My answers don't take into account your personal relationship with the borrower, because I don't know enough about that, and it may be impossible to salvage anyway.

First, although you appear to have a significant equity cushion, it is amazing how quickly that can change. Accrued interest and late fees, unpaid taxes, unpaid insurance, (have you checked?), deferred maintenance, possible retaliation damage, legal fees for foreclosure, more legal fees because he declares BK, changing market conditions, yada yada. So I would NOT recommend riding it out.

The second consideration is whether your loan is in compliance. While you may have had an attorney draft the documents, if he is not well versed in private lending in your state, you may have violated multiple lending laws. First and foremost would be the SAFE act, implemented in 2009, which requires that residential lenders be licensed. If the TX version of the SAFE act requires that, you may have trouble foreclosing if he pushes back. I find that regular real estate attorneys that don't deal with private lending are unaware of the SAFE act requirements.

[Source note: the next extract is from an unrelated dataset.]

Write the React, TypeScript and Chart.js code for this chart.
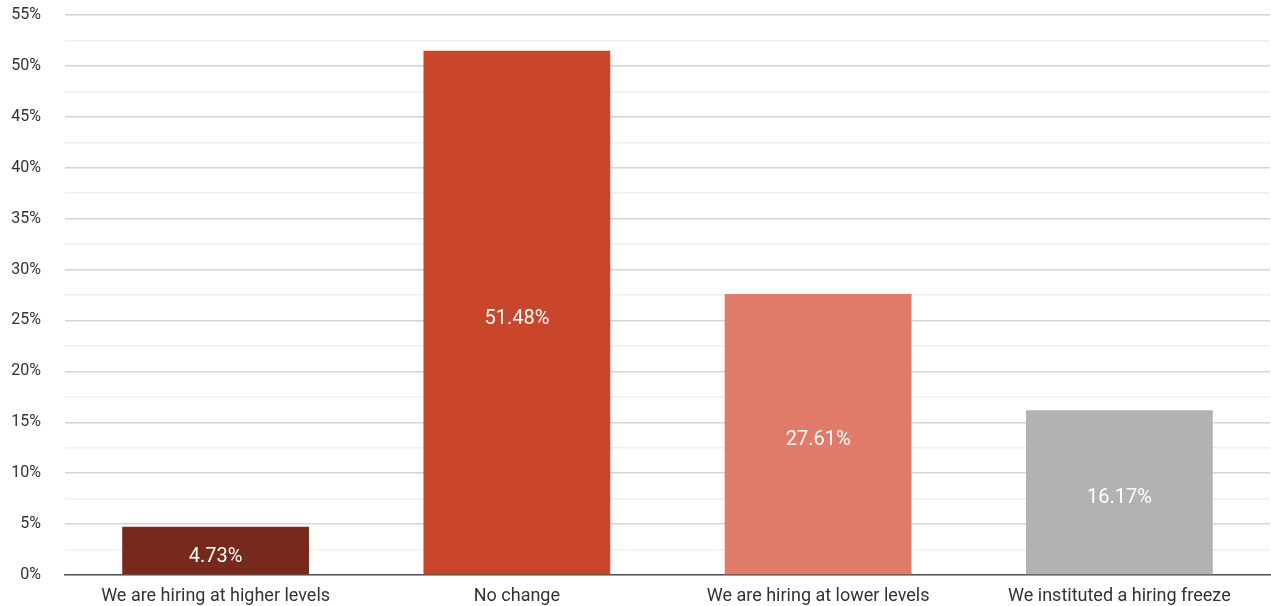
import React, { useEffect, useRef } from "react";
import { Chart, registerables } from "chart.js";

Chart.register(...registerables);

const categories = [
  "We are hiring at higher levels",
  "No change",
  "We are hiring at lower levels",
  "We instituted a hiring freeze",
];
const values = [4.73, 51.48, 27.61, 16.17];
const barColors = ["#77291c", "#c9452b", "#e07b69", "#b2b2b2"];
const yMax = 55;
const yStep = 2.5;

const FONT = "Roboto, 'Noto Sans', sans-serif";

const valueLabelPlugin = {
  id: "valueLabels",
  afterDatasetsDraw(chart: any) {
    const ctx = chart.ctx;
    const meta = chart.getDatasetMeta(0);
    ctx.save();
    ctx.fillStyle = "#ffffff";
    ctx.font = `20px ${FONT}`;
    ctx.textAlign = "center";
    ctx.textBaseline = "middle";
    meta.data.forEach((bar: any, i: number) => {
      const v = chart.data.datasets[0].data[i];
      const y = (bar.y + bar.base) / 2 + 6;
      ctx.fillText(v.toFixed(2) + "%", bar.x, y);
    });
    ctx.restore();
  },
};

export default function App() {
  const ref = useRef<HTMLCanvasElement>(null);
  useEffect(() => {
    if (!ref.current) return;
    const chart = new Chart(ref.current, {
      type: "bar",
      data: {
        labels: categories,
        datasets: [
          {
            data: values,
            backgroundColor: barColors,
            barPercentage: 0.62,
            categoryPercentage: 1,
          },
        ],
      },
      plugins: [valueLabelPlugin],
      options: {
        animation: false,
        responsive: true,
        maintainAspectRatio: false,
        layout: { padding: { top: 15, right: 1, left: 0, bottom: 0 } },
        plugins: { legend: { display: false }, tooltip: { enabled: false } },
        scales: {
          x: {
            afterFit: (s: any) => {
              s.height = 31;
              s.paddingLeft = 0;
              s.paddingRight = 0;
            },
            grid: { display: false, drawTicks: false },
            border: { color: "#555555", width: 1.5 },
            ticks: {
              color: "#333333",
              font: { family: FONT, size: 18 },
              padding: 11,
            },
          },
          y: {
            min: 0,
            max: yMax,
            afterFit: (s: any) => {
              s.width = 65;
              s.paddingTop = 0;
              s.paddingBottom = 0;
            },
            border: { display: false },
            grid: {
              drawTicks: false,
              color: (c: any) => {
                const v = c.tick ? c.tick.value : 0;
                return Math.abs(v % 5) < 0.01 ? "#d4d4d4" : "#eeeeee";
              },
              lineWidth: 1.5,
            },
            ticks: {
              stepSize: yStep,
              color: "#333333",
              font: { family: FONT, size: 16 },
              padding: 24,
              autoSkip: false,
              callback: (v: any) => (Math.abs(Number(v) % 5) < 0.01 ? `${v}%` : ""),
            },
          },
        },
      },
    });
    return () => chart.destroy();
  }, []);
  return (
    <div style={{ position: "absolute", left: 0, top: 0, width: 1271, height: 606, background: "#fff" }}>
      <canvas ref={ref} />
    </div>
  );
}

I don't know TX law at all, so you need a TX attorney very experienced in private lending.

So no, I wouldn't wait, I'd act now, and I'd first consult a TX attorney specializing in private lending. There are TX investors here on BP that do private lending and they should be able to help you find an attorney. Of if you know all that and are sure you are in the clear, I'd still not wait. Time is not on your side. Just my opinion.